Security operation centers (SOC) are oriented in the protection of confidentiality, integrity and availability of the information assets in the network and services of the company.
What does a Security Operations Center do and why is it important?
The SOC allows the companies to centralize, visualize and manage information assets. Also help to detect, prevent and remedy cybersecurity events
Main tasks of a security operations center are:
- Monitor and analyze events from the different sources to detect possible malicious behavior.
- Identify security risks, global trends, sector trends and company trends that could affect the company.
- Prevent the materialization of a security risk using a proactive security analysis of information assets of the company. As a result you will have a risk mitigation plan.
- Manage security incidents in order to reduce the Impact of the materialized risk in the company
- Support company areas that need it in security crisis.
Technology, Process and People
Technology: Technologies that support a SOC can be dividend in 4 categories:
1. SIEM technologies: They are responsible for centralizing, processing, analyzing and presenting all the data collected from different sources in a single application that allows technical and executive people to know what is happening in their network and take decisions based on that.

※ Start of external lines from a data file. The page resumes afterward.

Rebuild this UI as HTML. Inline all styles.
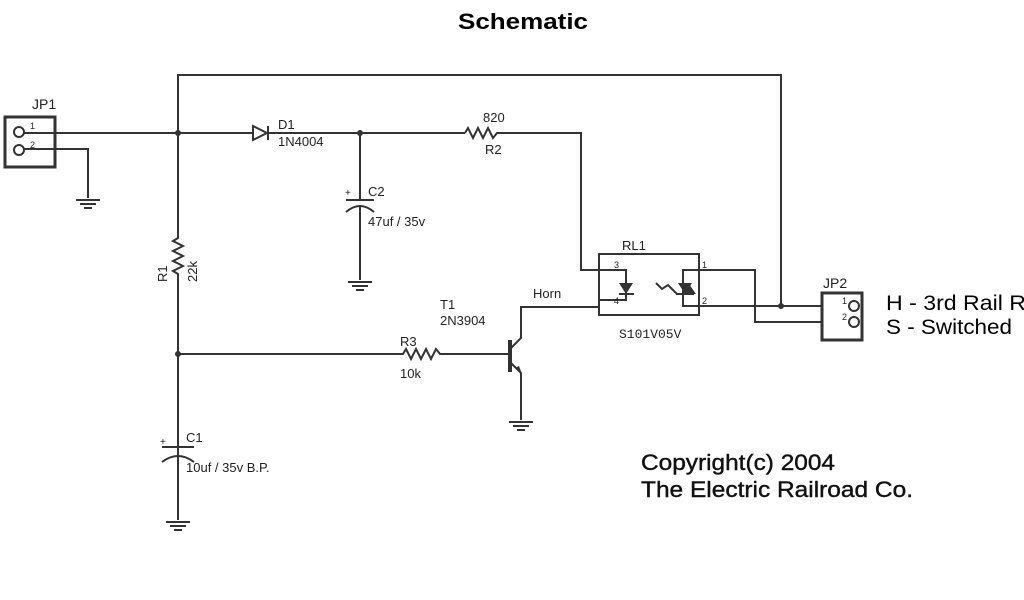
<!DOCTYPE html>
<html><head><style>body{margin:0;background:#fff}svg{display:block}</style></head><body>
<svg width="1024" height="600" viewBox="0 0 1024 600" xmlns="http://www.w3.org/2000/svg" font-family="Liberation Sans, sans-serif">
<rect width="1024" height="600" fill="#fff"/>
<text x="458" y="29" font-size="22" font-weight="bold" textLength="130" lengthAdjust="spacingAndGlyphs">Schematic</text>
<g stroke="#333" stroke-width="2" fill="none">
<polyline points="178,133 178,75 781,75 781,306"/>
<rect x="5" y="117" width="50" height="50" stroke-width="3"/>
<circle cx="19" cy="132" r="5"/><circle cx="19" cy="150" r="5"/>
<line x1="24" y1="133" x2="252" y2="133"/>
<polyline points="24,149 88,149 88,198"/>
<polygon points="253,126 253,140 267,133"/>
<line x1="268" y1="126" x2="268" y2="140"/>
<line x1="268" y1="133" x2="465" y2="133"/>
<polyline points="465,133 468,128 473,138 478,128 483,138 488,128 493,138 497,133 581,133 581,270 599,270"/>
<line x1="360" y1="133" x2="360" y2="200"/>
<line x1="346" y1="200" x2="374" y2="200"/>
<path d="M346,212 Q360,200 374,212"/>
<line x1="360" y1="206" x2="360" y2="280"/>
<polyline points="178,133 178,238 173,241 183,246 173,251 183,256 173,261 183,266 173,271 178,274 178,520"/>
<polyline points="178,354 403,354 406,349 411,359 416,349 421,359 426,349 431,359 436,349 440,354 510,354"/>
<line x1="510" y1="340" x2="510" y2="372" stroke-width="4"/>
<polyline points="511,348 521,338 521,307 599,307"/>
<polyline points="511,363 521,373 521,420"/>
<line x1="162" y1="447" x2="194" y2="447"/>
<path d="M162,462 Q178,450 194,462"/>
<rect x="599" y="254" width="100" height="61"/>
<polyline points="599,270 626,270 626,300 599,300"/>
<polyline points="699,270 683,270 683,306 699,306"/>
<line x1="699" y1="306" x2="822" y2="306"/>
<polyline points="699,270 755,270 755,322 822,322"/>
<line x1="619" y1="294" x2="634" y2="294"/>
<line x1="676" y1="294" x2="694" y2="294"/>
<polyline points="656,283 662,289 668,285 677,294"/>
<rect x="822" y="293" width="40" height="47" stroke-width="3"/>
<circle cx="854" cy="306" r="5"/><circle cx="854" cy="322" r="5"/>
</g>
<g fill="#333">
<polygon points="619,283 633,283 626,294"/>
<polygon points="678,283 692,283 685,294"/>
<polygon points="682,294 696,294 689,284"/>
<polygon points="515,368 522,374 519,366"/>
<circle cx="178" cy="133" r="3"/><circle cx="360" cy="133" r="3"/>
<circle cx="178" cy="354" r="3"/><circle cx="781" cy="306" r="3"/>
</g>
<g stroke="#333" stroke-width="2">
<line x1="76" y1="200" x2="100" y2="200"/><line x1="80" y1="204" x2="96" y2="204"/><line x1="84" y1="208" x2="92" y2="208"/>
<line x1="348" y1="282" x2="372" y2="282"/><line x1="352" y1="286" x2="368" y2="286"/><line x1="356" y1="290" x2="364" y2="290"/>
<line x1="509" y1="422" x2="533" y2="422"/><line x1="513" y1="426" x2="529" y2="426"/><line x1="517" y1="430" x2="525" y2="430"/>
<line x1="166" y1="522" x2="190" y2="522"/><line x1="170" y1="526" x2="186" y2="526"/><line x1="174" y1="530" x2="182" y2="530"/>
</g>
<g font-size="13" fill="#222">
<text x="32" y="109" font-size="14">JP1</text>
<text x="30" y="129" font-size="9">1</text><text x="30" y="148" font-size="9">2</text>
<text x="278" y="129">D1</text><text x="278" y="146">1N4004</text>
<text x="368" y="196">C2</text><text x="345" y="196" font-size="10">+</text>
<text x="368" y="226">47uf / 35v</text>
<text x="483" y="122">820</text><text x="485" y="154">R2</text>
<text transform="translate(167,282) rotate(-90)">R1</text>
<text transform="translate(197,282) rotate(-90)">22k</text>
<text x="440" y="309">T1</text><text x="440" y="325">2N3904</text>
<text x="533" y="298">Horn</text>
<text x="400" y="346">R3</text><text x="400" y="378">10k</text>
<text x="186" y="442">C1</text><text x="160" y="445" font-size="10">+</text>
<text x="186" y="472">10uf / 35v B.P.</text>
<text x="622" y="250">RL1</text>
<text x="619" y="338" font-family="Liberation Mono, monospace">S101V05V</text>
<text x="614" y="268" font-size="9">3</text><text x="614" y="304" font-size="9">4</text>
<text x="702" y="268" font-size="9">1</text><text x="702" y="304" font-size="9">2</text>
<text x="823" y="288" font-size="14">JP2</text>
<text x="842" y="304" font-size="9">1</text><text x="842" y="320" font-size="9">2</text>
</g>
<text x="886" y="310" font-size="21" textLength="140" lengthAdjust="spacingAndGlyphs">H - 3rd Rail R</text>
<text x="886" y="334" font-size="21" textLength="126" lengthAdjust="spacingAndGlyphs">S - Switched</text>
<g font-size="22" fill="#111" stroke="#111" stroke-width="0.4">
<text x="641" y="470" textLength="194" lengthAdjust="spacingAndGlyphs">Copyright(c) 2004</text>
<text x="641" y="497" textLength="272" lengthAdjust="spacingAndGlyphs">The Electric Railroad Co.</text>
</g>
</svg>
</body></html>
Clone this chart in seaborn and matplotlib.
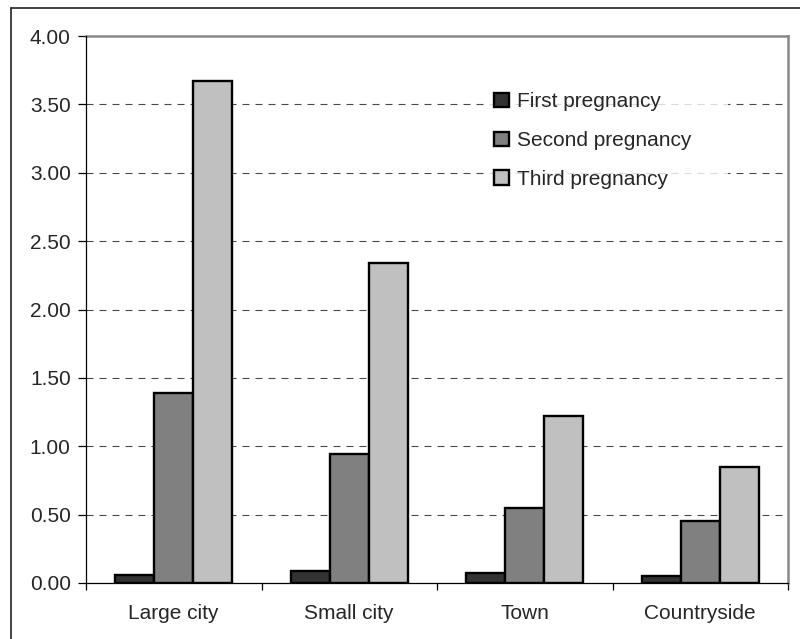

Some options that you can find in the market are:
- SIEMonster
- ELK + some plugins
- OSSIM
- LogRhythm
- Qradar
- Splunk
- ArcSight
2. Monitoring and Control technologies: These are the data sources that SIEM will receive. Correct configuration and knowledge of this controls is the base of a good analysis. Some examples of technologies of this category are:
- Perimeter security solutions: Firewall, VPN, Proxy
- Network security solutions: NAC, IDS/IPS, vulnerability scanner
- Endpoint security solutions : Antivirus, DLP, EDR
- Infrastructure monitoring tools
- Applications and OS logs
3. Incident response technologies: In case of an incident, it is necessary to have tools to allow the identification of the involved devices, recover affected files, analyze event logs. For example:
- Vulnerability scanner
- Application log analyzer
- Forensic tools
4. Management technologies: The main aim of a security operations center is to impact the business strategy. Implementing tools that allow traceability, documentation and reporting will be fundamental.
Some of the technologies of this category are:
- Ticketing
- Reporting
- Inventory
Process: Defined processes should allow the answer of some of these questions on each topic.
- Crown jewel: Which are the critical information assets? Where are them? How are them protected? How you plan to protect them?
- Risk management: How to identify, classify and manage risks in the company? Who is the responsible of an information asset and who is responsible of its protection?
- Incident response: Which are the parameters for classify an incident as low, medium, high or critical priority? Who must be informed? Who is responsible of the mitigation?
- Security awareness: Is the CEO aware of the importance of security information in the company? Are the employees aware of their responsibility in the company security? Does the budget of the company includes investment on cybersecurity?
- Continuous evolution: Does the SOC direct communication with cybersecurity community? Does the SOC direct communication with another SOCs in order to share IoCs, troubleshooting, etc? Are there documentation processes to ensure that the well-known problems database keep updated?
- Information segmentation: Who has view access to a specific information asset? Who has edition access to a specific information asset?
People: People involved in a security operations center must have at least following skills
1. Hard skills:
- Defensive and offensive security
- Networking
- System administration
- Forensics
2. Soft skills:
- Communication
- Client management
- Project management
- Problem solving
- Teamwork
It is common for a security operations center to be hired as a service in companies where security is not their core business because it reduces costs and effort but ensures a security control. In these cases, communication between the SOC provider and the business analyst is critical to getting the most benefit from the service for the business.
SOC is a wide and dynamic topic. I hope that with this article you have a general idea about it.